UMBC: Tough Competition

Published: Jun 17, 2015

Tough Competition

UMBC hosts national automotive engineering and design event, Baja SAE Maryland 2015.

One hundred teams, including 30 international teams from eight countries, gathered at Budds Creek Motocross Race Track for the action-packed Baja SAE Maryland 2015 competition, hosted May 7-10 by UMBC’s College of Engineering and Information Technology and Department of Mechanical Engineering. The energy and excitement of the event were clear from the moment registration opened. Participant spots for the Society of Automotive Engineers (SAE) competition were filled in just four minutes.

The UMBC Baja design, engineering, and racing team has become nationally recognized for exceptional performance over the past decade. This reputation led to SAE inviting UMBC to host this year’s Midwest event, one of three annual SAE competitions nationwide.

Most organizing universities have three years to prepare, but a last-minute location change to find the ideal track challenged UMBC’s organizing team to pull off the race with only six months to plan. The organizing committee, headed by Steven Storck ’08, ’09 M.S., ’14 Ph.D., mechanical engineering, brought together UMBC Baja alumni with representatives from University of Maryland, College Park and Johns Hopkins University to plan the event, with guidance from Neil Rothman, mechanical engineering graduate program director.

With their past competition experiences in mind, the organizing committee focused on what mattered most to participants: the race track and spectators. “Being a former Baja competitor, our main goal was to provide an exciting event that was focused around the engineering efforts of the student,” Storck shared.

The committee took an engineer’s approach to designing the race course to avoid potential scoring anomalies from tight turns and difficult obstacles. They also thought carefully about the race order, spending hours rearranging events and schedules to maximize the time competitors could display their hard work.

The committee also recognized that student participants want to share this experience, and the products of their work, with family and friends. They designed the race course so spectators could easily view the competing teams from one central location. Organizers also set up a high quality live webcast of the event to broaden the race’s audience. The livestream reached over 27,000 viewers in 124 countries. Videos of the entire first day and the Endurance Race are still available to view online.

During the competition, student teams presented their off-road race cars to engineering and business professionals, underwent strict technical inspections, and competed solo and wheel-to-wheel to prove their engineering skills. The organizers’ efforts paid off as events moved forward seamlessly. The wildly successful race garnered an unheard of 98% approval rating in a satisfaction survey following the event.

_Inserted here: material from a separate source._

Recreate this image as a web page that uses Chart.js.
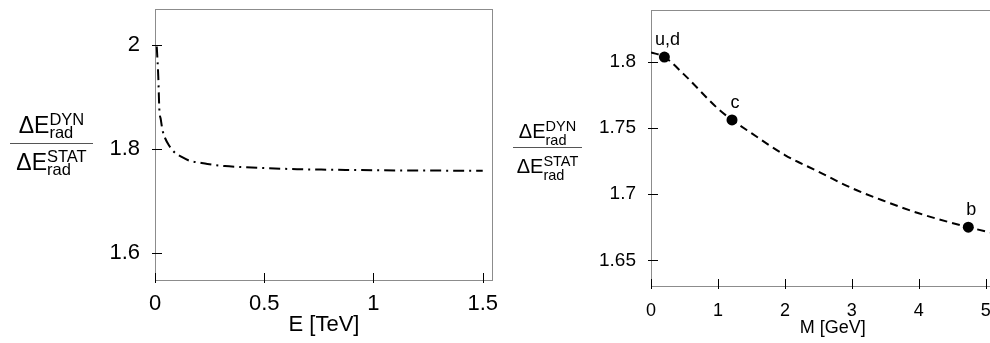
<!DOCTYPE html>
<html>
<head>
<meta charset="utf-8">
<script src="https://cdn.jsdelivr.net/npm/chart.js@4"></script>
<style>
    html, body { margin: 0; padding: 0; background: #fff; overflow: hidden; }
    body { width: 990px; height: 343px; position: relative; font-family: "Liberation Sans", Arial, sans-serif; color: #000; }
    .box { position: absolute; top: 0; height: 343px; }
    #leftBox { left: 0; width: 500px; }
    #rightBox { left: 495px; width: 525px; }
    .frac { position: absolute; top: 0; }
    .frac .row { position: absolute; left: 0; right: 0; text-align: center; white-space: nowrap; }
    .frac .bar { position: absolute; left: 0; right: 0; border-top: 1px solid #555; }
    .ss { display: inline-flex; flex-direction: column; align-items: flex-start; position: relative; vertical-align: baseline; line-height: 13.3px; }
    #fracLeft { left: 10px; width: 83px; font-size: 23px; }
    #fracLeft .row { line-height: 30px; }
    #fracLeft .ss { font-size: 16.5px; top: -8.3px; }
    #fracRight { left: 513px; width: 69px; font-size: 20px; }
    #fracRight .row { line-height: 26px; }
    #fracRight .ss { font-size: 14.5px; top: -6.7px; }
</style>
</head>
<body>
<div class="box" id="leftBox"><canvas id="energyChart"></canvas></div>
<div class="box" id="rightBox"><canvas id="massChart"></canvas></div>

<div class="frac" id="fracLeft">
    <div class="row" style="top: 110px">ΔE<span class="ss"><span>DYN</span><span>rad</span></span></div>
    <div class="bar" style="top: 143px"></div>
    <div class="row" style="top: 147px">ΔE<span class="ss"><span>STAT</span><span>rad</span></span></div>
</div>
<div class="frac" id="fracRight">
    <div class="row" style="top: 118px">ΔE<span class="ss"><span>DYN</span><span>rad</span></span></div>
    <div class="bar" style="top: 147px"></div>
    <div class="row" style="top: 153px">ΔE<span class="ss"><span>STAT</span><span>rad</span></span></div>
</div>

<script>
// Left panel: ratio vs jet energy
const energyTeV = [0.008, 0.015, 0.02, 0.026, 0.035, 0.046, 0.065, 0.09, 0.12, 0.16, 0.2, 0.24, 0.32, 0.4, 0.51, 0.65, 0.82, 1.0, 1.2, 1.5];
const ratioVsEnergy = [1.997, 1.939, 1.875, 1.858, 1.835, 1.821, 1.806, 1.793, 1.785, 1.777, 1.774, 1.771, 1.767, 1.765, 1.763, 1.761, 1.760, 1.759, 1.7585, 1.758];
const energyTicks = [0, 0.5, 1, 1.5];
const ratioTicksLeft = [1.6, 1.8, 2];

// Right panel: ratio vs quark mass
const massGeV = [0, 0.2, 0.5, 1.0, 1.21, 1.5, 2.0, 2.5, 3.0, 3.5, 4.0, 4.74, 5.43];
const ratioVsMass = [1.807, 1.8035, 1.790, 1.7645, 1.756, 1.746, 1.7295, 1.717, 1.7045, 1.6945, 1.6855, 1.675, 1.667];
const quarkLabels = ['u,d', 'c', 'b'];
const quarkMass = [0.2, 1.21, 4.74];
const quarkRatio = [1.8035, 1.756, 1.675];
const massTicks = [0, 1, 2, 3, 4, 5];
const ratioTicksRight = [1.65, 1.7, 1.75, 1.8];

const FONT = '"Liberation Sans", Arial, sans-serif';

// Frame around the plot area plus tick marks that cross the axes
const frameTicks = {
    id: 'frameTicks',
    beforeDatasetsDraw(chart) {
        const { ctx, chartArea: a, scales } = chart;
        ctx.save();
        ctx.strokeStyle = '#8c8c8c';
        ctx.lineWidth = 1;
        ctx.strokeRect(a.left + 0.5, a.top + 0.5, a.right - a.left - 1, a.bottom - a.top);
        ctx.strokeStyle = '#000';
        ctx.beginPath();
        scales.x.ticks.forEach(t => {
            const x = Math.round(scales.x.getPixelForValue(t.value)) + 0.5;
            ctx.moveTo(x, a.bottom + 3);
            ctx.lineTo(x, a.bottom - 7);
        });
        scales.y.ticks.forEach(t => {
            const y = Math.round(scales.y.getPixelForValue(t.value)) + 0.5;
            ctx.moveTo(a.left - 3, y);
            ctx.lineTo(a.left + 7, y);
        });
        ctx.stroke();
        ctx.restore();
    }
};

// Quark names above the points
const pointNames = {
    id: 'pointNames',
    afterDatasetsDraw(chart) {
        const meta = chart.getDatasetMeta(1);
        const { ctx } = chart;
        ctx.save();
        ctx.fillStyle = '#000';
        ctx.font = '18px ' + FONT;
        ctx.textAlign = 'center';
        ctx.textBaseline = 'alphabetic';
        meta.data.forEach((pt, i) => {
            ctx.fillText(quarkLabels[i], pt.x + 3, pt.y - 12);
        });
        ctx.restore();
    }
};

function fixedTicks(values) {
    return scale => { scale.ticks = values.map(v => ({ value: v })); };
}

// pin the axis size and drop the label overflow padding Chart.js adds
function pinWidth(w) {
    return s => { s.width = w; s.paddingTop = 0; s.paddingBottom = 0; };
}
function pinHeight(h) {
    return s => { s.height = h; s.paddingLeft = 0; s.paddingRight = 0; };
}

function toPoints(xs, ys) {
    return xs.map((x, i) => ({ x: x, y: ys[i] }));
}

function initEnergyChart() {
    const ctx = document.getElementById('energyChart');
    new Chart(ctx.getContext('2d'), {
        type: 'line',
        data: {
            datasets: [{
                data: toPoints(energyTeV, ratioVsEnergy),
                borderColor: '#000',
                borderWidth: 2,
                borderDash: [11, 5, 2, 5],
                cubicInterpolationMode: 'monotone',
                pointRadius: 0,
                fill: false
            }]
        },
        options: {
            responsive: true,
            maintainAspectRatio: false,
            animation: false,
            layout: { padding: { top: 9, right: 7, left: 0, bottom: 0 } },
            plugins: { legend: { display: false }, tooltip: { enabled: false } },
            scales: {
                x: {
                    type: 'linear',
                    min: 0,
                    max: 1.547,
                    afterBuildTicks: fixedTicks(energyTicks),
                    afterFit: pinHeight(63),
                    grid: { display: false, drawTicks: false },
                    border: { display: false },
                    ticks: { color: '#000', font: { family: FONT, size: 22 }, padding: 11, maxRotation: 0, callback: v => String(v) },
                    title: { display: true, text: 'E [TeV]', color: '#000', font: { family: FONT, size: 22 }, padding: { top: 0, bottom: 5 } }
                },
                y: {
                    min: 1.548,
                    max: 2.069,
                    afterBuildTicks: fixedTicks(ratioTicksLeft),
                    afterFit: pinWidth(155),
                    grid: { display: false, drawTicks: false },
                    border: { display: false },
                    ticks: { color: '#000', font: { family: FONT, size: 22 }, padding: 15, callback: v => String(v) }
                }
            }
        },
        plugins: [frameTicks]
    });
}

function initMassChart() {
    const ctx = document.getElementById('massChart');
    new Chart(ctx.getContext('2d'), {
        type: 'line',
        data: {
            datasets: [{
                data: toPoints(massGeV, ratioVsMass),
                borderColor: '#000',
                borderWidth: 2,
                borderDash: [8, 5],
                cubicInterpolationMode: 'monotone',
                pointRadius: 0,
                fill: false
            }, {
                data: toPoints(quarkMass, quarkRatio),
                showLine: false,
                pointRadius: 5.5,
                pointBackgroundColor: '#000',
                pointBorderColor: '#000',
                pointBorderWidth: 0
            }]
        },
        options: {
            responsive: true,
            maintainAspectRatio: false,
            animation: false,
            layout: { padding: { top: 10, right: 0, left: 0, bottom: 0 } },
            plugins: { legend: { display: false }, tooltip: { enabled: false } },
            scales: {
                x: {
                    type: 'linear',
                    min: 0,
                    max: 5.43,
                    afterBuildTicks: fixedTicks(massTicks),
                    afterFit: pinHeight(57),
                    grid: { display: false, drawTicks: false },
                    border: { display: false },
                    ticks: { color: '#000', font: { family: FONT, size: 18 }, padding: 14, maxRotation: 0, callback: v => String(v) },
                    title: { display: true, text: 'M [GeV]', color: '#000', font: { family: FONT, size: 18 }, padding: { top: 0, bottom: 4 } }
                },
                y: {
                    min: 1.6306,
                    max: 1.839,
                    afterBuildTicks: fixedTicks(ratioTicksRight),
                    afterFit: pinWidth(156),
                    grid: { display: false, drawTicks: false },
                    border: { display: false },
                    ticks: { color: '#000', font: { family: FONT, size: 19 }, padding: 15, callback: v => String(v) }
                }
            }
        },
        plugins: [frameTicks, pointNames]
    });
}

document.addEventListener('DOMContentLoaded', () => {
    initEnergyChart();
    initMassChart();
});
</script>
</body>
</html>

Sam Barill, head manager of SAE’s collegiate design series, praised the event, saying, “The Baja SAE competition recently held in Maryland and hosted by UMBC [demonstrated] top-notch organizing by Steven Storck and his group…and emphasized just how important these events are to the education and hands-on learning of future engineers.”

Neil Rothman, UMBC Baja team advisor, is enthusiastic about the skills students learn through participating in competitions like Baja SAE Maryland. “It is clear that engineering students benefit from experiential learning…hands-on activities where they can put engineering principles into practice,” he says.

“Baja is experiential learning on steroids,” Rothman explains. “This is ‘real engineering’ at its finest and the students who participate in Baja will stand out as those who understand how things should be designed and built. These are the skills companies are looking for.”

Based on the overwhelmingly positive feedback from SAE, race participants, and families, UMBC has already started to explore hosting a future Baja race.